When it comes to energy regulatory oversight, businesses are looking for a few general themes:
- Predictability – what can and should they plan for?
- A sweet spot where interests – including environmental interests — are protected and commerce can flourish
- Benchmarks that are based on science and engineering, not wishful thinking
- Diversity – allowing everyone a shot at success so we don’t rely too much on one form of energy
The new rulemaking on greenhouse gas regulations for new energy sources proposed by the Environmental Protection Agency falls short of these goals. Here are some reasons why:
The proposed rulemaking sets a limit that most natural gas generators can accommodate with today’s technology — but that coal generation cannot. It seems a bit strange that this magic limit saves the planet and just so happens to allow natural gas generation but not coal generation.
I know everyone, including the Chamber, is excited about the new natural gas finds across the country, but it was a few short years ago that we were talking about importing natural gas. Things change in ways we cannot predict – so why propose rules that preclude new coal generation?
We understand there is a provision in the EPA regulations for coal companies to average their GHG emissions over 30 years, theoretically allowing them to build a new plant and retrofit it with sequestration technology when (and if) it becomes available and economical. The Administration claims that there is a ‘path forward’ for coal in this rule. However, the path seems to run through installation of carbon capture and storage – a technology that is still under development and too expensive for use today.
Given that, what company will be able to get financing for a new plant that is built on the hope that new technology will be available and affordable at some point in the future? We don’t believe investors would or could take that risk.
EPA’s greenhouse gas regulations are advocating for natural gas generation and creating a regulatory wet blanket on future coal production — in essence, picking winners and losers when we need nothing but winners.
Consider how much cleaner coal production has gotten in the past three or four decades. The Prairie State generation plant that’s just about to become fully operational in southwestern Illinois produces 50% less regulated emissions and 15% less GHG emissions using best available control technology – a great step forward.
However, if these proposed regulations come into place, the leap coal producers are asked to make in GHG emissions will be a roadblock to new innovation, not an incentive. The leap being asked for could result in companies abandoning coal research and moving to other forms of energy – leaving us more vulnerable with fewer supply choices.

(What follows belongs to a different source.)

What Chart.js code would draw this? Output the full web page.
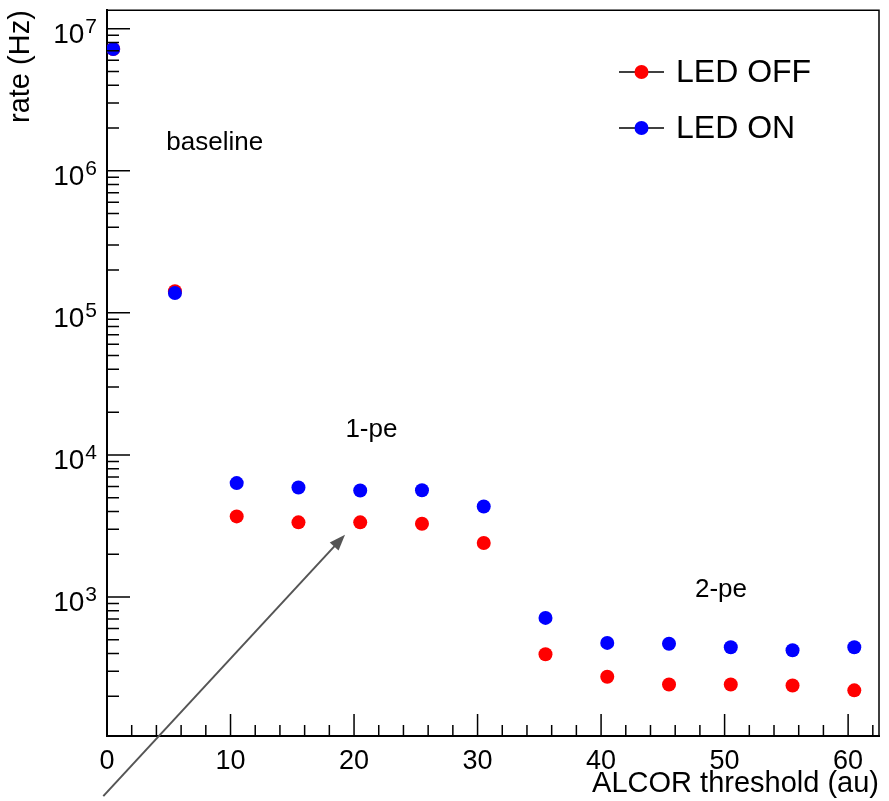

We agree with the Administration when it talks about the importance of inventing new alternative energy technologies in America. But we believe if these regulations are enacted, the cleaner coal technologies will be invented somewhere else, or they won’t be invented at all because other countries that rely on coal are making little to no efforts to minimize GHG emissions. We are a leader in cleaner coal technologies and could be going forward. But asking for this leap of faith could squash our ability to lead the world.
I hesitate to try and quantify the exact costs and benefits if this proposed rulemaking is adopted as is. The future is really hard to predict. Who could have predicted the natural gas finds that might turn us into a natural gas exporting country instead of an importing one? Who could have predicted that crude oil production in North Dakota would jump from 7,500 barrels per day in 2006 to more than 500,000 barrels a day today? Who could have predicted that wind turbines would be up to 30% more efficient than four years ago, or that solar equipment costs would plummet.
However, unless there is a leap in coal generation technology that is unforeseen at this time, these rules will effectively shut down the future of new coal generation and the jobs, economic development, and opportunity that would come with it.
We have the chance to rely on a three-legged stool when it comes to baseload generation, nuclear, natural gas, and coal – supplemented by the growth of wind, solar, hydro, waste to energy and others. Why should we knock off one of the legs of that stool?
We are better off with a diversified portfolio of generation options. “All of the above” should mean all of the above. It seems these regulations push coal aside instead of forward.
Because the rest of the world will continue using coal, shouldn’t rulemaking provide a reasonable, incremental road map that drives innovation and new technologies that can be exported globally AND that make a dent in the CO2 emissions the rules are trying to achieve?
EPA should take a long, deep breath, and take a hard look at these new regulations and change them to allow new coal plants to be built, incentivized in a way that creates a market for the technological advances that will make coal cleaner and cleaner – and a viable option for U.S. and global electricity users.
Tom Wolf testified on the economic impact of EPA regulations before the House Subcommittee on Energy and the Environment on June 6, 2012.